* Begin Available data *
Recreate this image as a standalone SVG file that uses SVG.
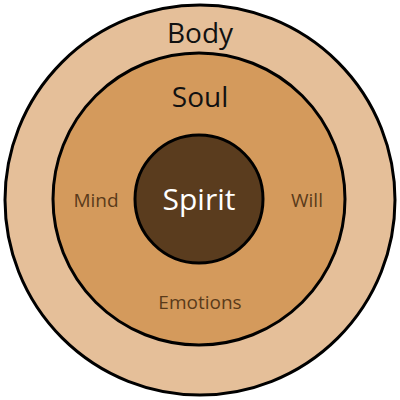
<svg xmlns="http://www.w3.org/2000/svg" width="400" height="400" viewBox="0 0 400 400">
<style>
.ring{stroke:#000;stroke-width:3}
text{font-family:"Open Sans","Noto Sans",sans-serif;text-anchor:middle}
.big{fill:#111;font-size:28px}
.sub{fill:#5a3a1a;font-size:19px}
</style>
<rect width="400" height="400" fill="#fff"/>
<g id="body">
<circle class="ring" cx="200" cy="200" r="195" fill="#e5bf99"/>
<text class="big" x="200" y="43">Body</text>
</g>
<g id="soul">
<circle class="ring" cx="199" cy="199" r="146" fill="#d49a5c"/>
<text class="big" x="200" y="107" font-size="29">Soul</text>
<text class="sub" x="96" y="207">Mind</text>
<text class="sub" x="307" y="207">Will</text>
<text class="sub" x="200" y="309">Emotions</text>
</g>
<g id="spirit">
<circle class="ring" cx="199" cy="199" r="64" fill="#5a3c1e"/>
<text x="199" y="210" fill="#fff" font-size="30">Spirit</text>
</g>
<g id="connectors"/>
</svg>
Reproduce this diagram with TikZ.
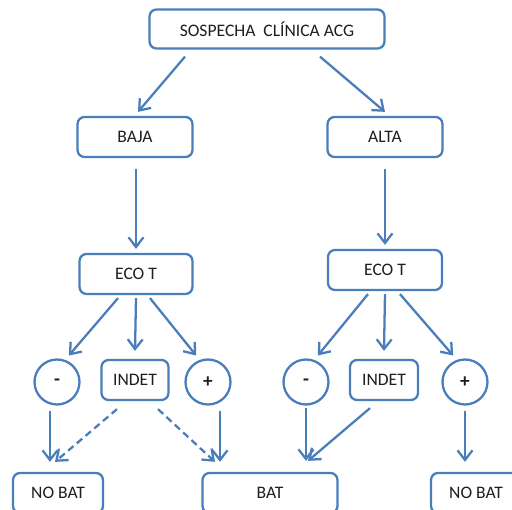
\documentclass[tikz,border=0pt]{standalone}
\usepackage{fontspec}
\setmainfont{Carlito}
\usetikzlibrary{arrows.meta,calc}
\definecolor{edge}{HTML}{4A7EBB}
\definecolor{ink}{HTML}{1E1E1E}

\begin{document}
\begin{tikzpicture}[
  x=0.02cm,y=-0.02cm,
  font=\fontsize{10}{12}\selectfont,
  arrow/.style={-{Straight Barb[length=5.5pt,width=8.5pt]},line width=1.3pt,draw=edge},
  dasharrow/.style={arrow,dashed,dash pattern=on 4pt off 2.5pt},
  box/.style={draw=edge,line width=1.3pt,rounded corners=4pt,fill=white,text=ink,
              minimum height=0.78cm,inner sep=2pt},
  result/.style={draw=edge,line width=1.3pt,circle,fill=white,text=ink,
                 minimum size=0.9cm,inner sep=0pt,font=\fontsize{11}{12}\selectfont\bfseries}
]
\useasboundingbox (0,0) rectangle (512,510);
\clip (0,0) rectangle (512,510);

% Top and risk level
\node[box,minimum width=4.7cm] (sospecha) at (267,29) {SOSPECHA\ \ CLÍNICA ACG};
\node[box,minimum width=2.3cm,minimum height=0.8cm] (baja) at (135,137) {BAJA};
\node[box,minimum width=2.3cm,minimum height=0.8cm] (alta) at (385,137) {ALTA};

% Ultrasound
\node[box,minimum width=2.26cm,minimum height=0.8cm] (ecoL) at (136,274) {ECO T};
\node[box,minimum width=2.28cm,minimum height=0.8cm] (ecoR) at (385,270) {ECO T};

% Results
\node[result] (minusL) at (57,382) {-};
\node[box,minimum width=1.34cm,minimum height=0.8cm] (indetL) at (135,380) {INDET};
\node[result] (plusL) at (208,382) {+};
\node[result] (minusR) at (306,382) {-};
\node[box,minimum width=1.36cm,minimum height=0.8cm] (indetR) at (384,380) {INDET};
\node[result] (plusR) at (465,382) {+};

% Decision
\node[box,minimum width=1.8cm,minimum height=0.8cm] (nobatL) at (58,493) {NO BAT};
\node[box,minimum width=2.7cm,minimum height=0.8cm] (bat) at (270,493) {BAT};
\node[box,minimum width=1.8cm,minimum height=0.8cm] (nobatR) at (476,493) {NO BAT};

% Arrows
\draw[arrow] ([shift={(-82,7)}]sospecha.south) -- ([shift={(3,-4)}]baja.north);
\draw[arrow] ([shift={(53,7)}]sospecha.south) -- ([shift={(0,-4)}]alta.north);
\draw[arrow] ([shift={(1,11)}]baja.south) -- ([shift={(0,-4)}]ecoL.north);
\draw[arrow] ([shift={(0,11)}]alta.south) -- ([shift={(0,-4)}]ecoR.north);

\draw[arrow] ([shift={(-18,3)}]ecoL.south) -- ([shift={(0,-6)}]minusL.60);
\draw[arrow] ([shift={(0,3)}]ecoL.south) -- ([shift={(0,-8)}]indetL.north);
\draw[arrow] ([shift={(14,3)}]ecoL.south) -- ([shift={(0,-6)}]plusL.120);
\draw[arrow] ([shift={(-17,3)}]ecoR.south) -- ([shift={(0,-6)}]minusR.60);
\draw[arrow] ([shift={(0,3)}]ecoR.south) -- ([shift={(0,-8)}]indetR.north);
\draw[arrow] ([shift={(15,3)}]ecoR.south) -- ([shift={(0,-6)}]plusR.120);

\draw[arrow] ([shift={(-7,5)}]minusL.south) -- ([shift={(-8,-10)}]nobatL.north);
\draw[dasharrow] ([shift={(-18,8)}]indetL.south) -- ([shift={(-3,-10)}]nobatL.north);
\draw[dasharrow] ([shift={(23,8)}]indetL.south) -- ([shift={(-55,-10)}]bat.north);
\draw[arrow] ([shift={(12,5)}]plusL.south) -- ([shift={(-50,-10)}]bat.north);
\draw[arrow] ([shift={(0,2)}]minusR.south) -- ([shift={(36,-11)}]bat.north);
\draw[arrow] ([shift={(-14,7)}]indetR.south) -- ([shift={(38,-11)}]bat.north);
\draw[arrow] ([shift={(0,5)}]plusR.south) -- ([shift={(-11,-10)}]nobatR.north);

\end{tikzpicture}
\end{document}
* End Available data *
**Exercise goal**
From the first line above to the line containing "width=2.3cm,minimum height=0.8cm] (alta)", repeat each line exactly. Pictures stay out.

**Full response**
Recreate this image as a standalone SVG file that uses SVG.
<svg xmlns="http://www.w3.org/2000/svg" width="400" height="400" viewBox="0 0 400 400">
<style>
.ring{stroke:#000;stroke-width:3}
text{font-family:"Open Sans","Noto Sans",sans-serif;text-anchor:middle}
.big{fill:#111;font-size:28px}
.sub{fill:#5a3a1a;font-size:19px}
</style>
<rect width="400" height="400" fill="#fff"/>
<g id="body">
<circle class="ring" cx="200" cy="200" r="195" fill="#e5bf99"/>
<text class="big" x="200" y="43">Body</text>
</g>
<g id="soul">
<circle class="ring" cx="199" cy="199" r="146" fill="#d49a5c"/>
<text class="big" x="200" y="107" font-size="29">Soul</text>
<text class="sub" x="96" y="207">Mind</text>
<text class="sub" x="307" y="207">Will</text>
<text class="sub" x="200" y="309">Emotions</text>
</g>
<g id="spirit">
<circle class="ring" cx="199" cy="199" r="64" fill="#5a3c1e"/>
<text x="199" y="210" fill="#fff" font-size="30">Spirit</text>
</g>
<g id="connectors"/>
</svg>
Reproduce this diagram with TikZ.
\documentclass[tikz,border=0pt]{standalone}
\usepackage{fontspec}
\setmainfont{Carlito}
\usetikzlibrary{arrows.meta,calc}
\definecolor{edge}{HTML}{4A7EBB}
\definecolor{ink}{HTML}{1E1E1E}

\begin{document}
\begin{tikzpicture}[
  x=0.02cm,y=-0.02cm,
  font=\fontsize{10}{12}\selectfont,
  arrow/.style={-{Straight Barb[length=5.5pt,width=8.5pt]},line width=1.3pt,draw=edge},
  dasharrow/.style={arrow,dashed,dash pattern=on 4pt off 2.5pt},
  box/.style={draw=edge,line width=1.3pt,rounded corners=4pt,fill=white,text=ink,
              minimum height=0.78cm,inner sep=2pt},
  result/.style={draw=edge,line width=1.3pt,circle,fill=white,text=ink,
                 minimum size=0.9cm,inner sep=0pt,font=\fontsize{11}{12}\selectfont\bfseries}
]
\useasboundingbox (0,0) rectangle (512,510);
\clip (0,0) rectangle (512,510);

% Top and risk level
\node[box,minimum width=4.7cm] (sospecha) at (267,29) {SOSPECHA\ \ CLÍNICA ACG};
\node[box,minimum width=2.3cm,minimum height=0.8cm] (baja) at (135,137) {BAJA};
\node[box,minimum width=2.3cm,minimum height=0.8cm] (alta) at (385,137) {ALTA};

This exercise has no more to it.